Hillary describes development as key tool of global diplomacy
Washington: Extending development will be a "key" tool of global diplomacy that will help achieve US foreign policy goals in the 21st century, Secretary of State Hillary Clinton has said.
Development is a "strategic, economic, and moral imperative as central to advancing American interests and solving global problems as diplomacy and defence," Hillary said in a major foreign policy speech `On Development in the 21st Century`.
It "was once the province of humanitarians, charities, and governments looking to gain allies in global struggles." The United States, Hillary said, seeks a safer, more prosperous, more democratic and more equitable world.
"We cannot reach that goal when one-third of humankind live in conditions that offer them little chance of building better lives for themselves or their children," she said.
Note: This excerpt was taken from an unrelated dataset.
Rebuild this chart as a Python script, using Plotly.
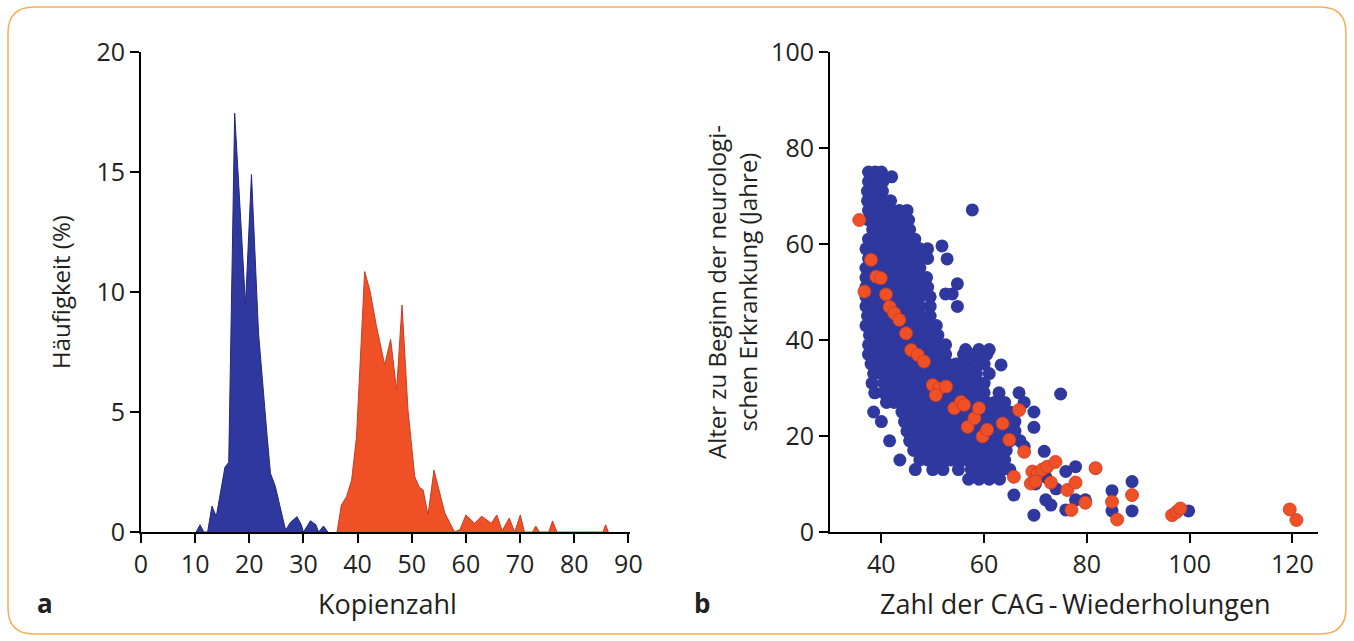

We cannot stop terrorism or defeat the ideologies of violent extremism when hundreds of millions of young people see a future with no jobs, no hope, and no way ever to catch up to the developed world, Hillary said.
"Because development is indispensable, it does demand a new approach suited to the times in which we find ourselves.”
"For too long, our work has been riven by conflict and controversy," said the Secretary of State as she argued that it is time for a new mindset for a new century.
Hillary said the Obama administration is adopting a model of development based on partnership, not patronage.
"Our new approach is to work in partnership with developing countries that take the lead in designing and implementing evidence-based strategies with clear goals.”
“Development built on consultation rather than decree is more likely to engender the local leadership and ownership necessary to turn good ideas into lasting results," she said.
However, Hillary said true partnership is based on shared responsibility.
"We want partners who have demonstrated a commitment to development by practising good governance, rooting out corruption, making their own financial contributions to their own development," she said.
"We expect our partners to practice sound economic policies, including levying taxes on those who can afford them, just as we do; or, in countries rich in natural resources, managing those resources sustainable and devoting some of the profits to people’s development.”
“The American taxpayer cannot pick up the tab for those who are able but unwilling to help themselves," she said.